1 Percentages are of those who work. Borough-to-borough commuting was analyzed in our March 2013 Economic Snapshot using 2006–2010 Journey-to-Work information based on American Community Survey data.
2 The American Community Survey reports data for Public Use Microdata Areas (PUMAs), which closely but not exactly follow community district boundaries in New York City. We assume them to be equal for the purpose of this analysis.

Real Estate and Construction

Manhattan Office Market

  • In March 2014, the Manhattan Class A direct vacancy rate fell to 9.9 percent while the average rental rate remained at $70 PSF.
  • In the same month, the Downtown Class A direct vacancy rate fell to 12.3 percent and the rental rate rose to $55 PSF.
  • The Manhattan Class A sublease vacancy rate fell to 1.8 percent from 2.0 percent from February to March.

Source: Cushman and Wakefield

Construction

For the twelve months ending February 2014:

  • Building projects (including new, additions and alterations) that started construction in NYC rose by 6.4 percent, and infrastructure (non-building) project starts fell by 7.0 percent from the twelve months ending February 2013.
  • Planned space for building project starts rose by 11.9 percent from the same period in 2013. 
  • 2,816 residential building projects began construction, a 13.3 percent increase from the twelve months ending in February 2013. These starts contained 22,739 units, an increase of 38.7 percent from last year.

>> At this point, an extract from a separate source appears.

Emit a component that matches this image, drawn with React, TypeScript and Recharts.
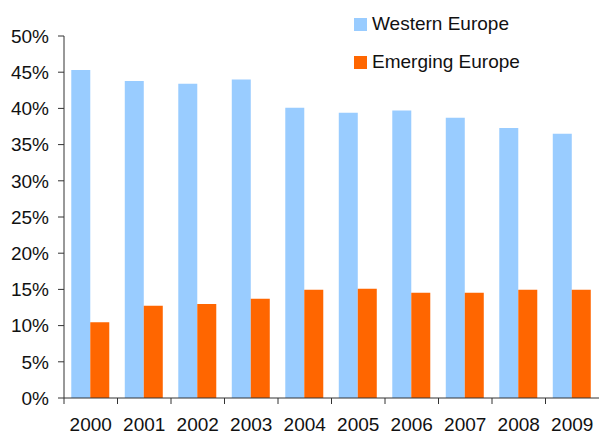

Source: McGraw Hill Construction

Tourism, Travel and Transit

Transit Ridership

  • Total ridership on MTA subways, trains and buses in February 2014 was 199.4 million, a decrease of 1.5 percent from February 2013.
  • Subway ridership in February 2014 was 129.8 million, which was a 1.5 percent increase from February 2013.

Source: Metropolitan Transportation Authority

Air Traffic

  • In January 2014, 8.2 million passengers flew into and out of the region's airports, a decrease of 1.0 percent from January 2013.
  • Domestic air carriers accounted for 5.3 million passengers, a 3.1 percent decrease from January 2013.
  • 2.9 million passengers traveled with international air carriers in January 2014, a 3.0 percent increase from January 2013.

Source: Port Authority of New York and New Jersey

Broadway Ticket Sales

  • Total Broadway attendance was approximately 1.03 million during the four weeks ending March 30, 2014, up 14.3 percent from the same period last year.
  • Broadway revenue during this period was about $101.3 million, up 13.7 percent from last year.

Note: Gross revenue and attendance figures include all shows playing on Broadway during the specified period.
Source: The Broadway League

Hotel Occupancy

  • In February 2014, the average daily hotel room rate was $232, an 6.0 percent increase from February 2013.
  • Hotel occupancy was 77.3 percent in February 2014, down from 80.0 in February 2013.
  • The average daily hotel room rate increased the most in hotels charging over $315 per night.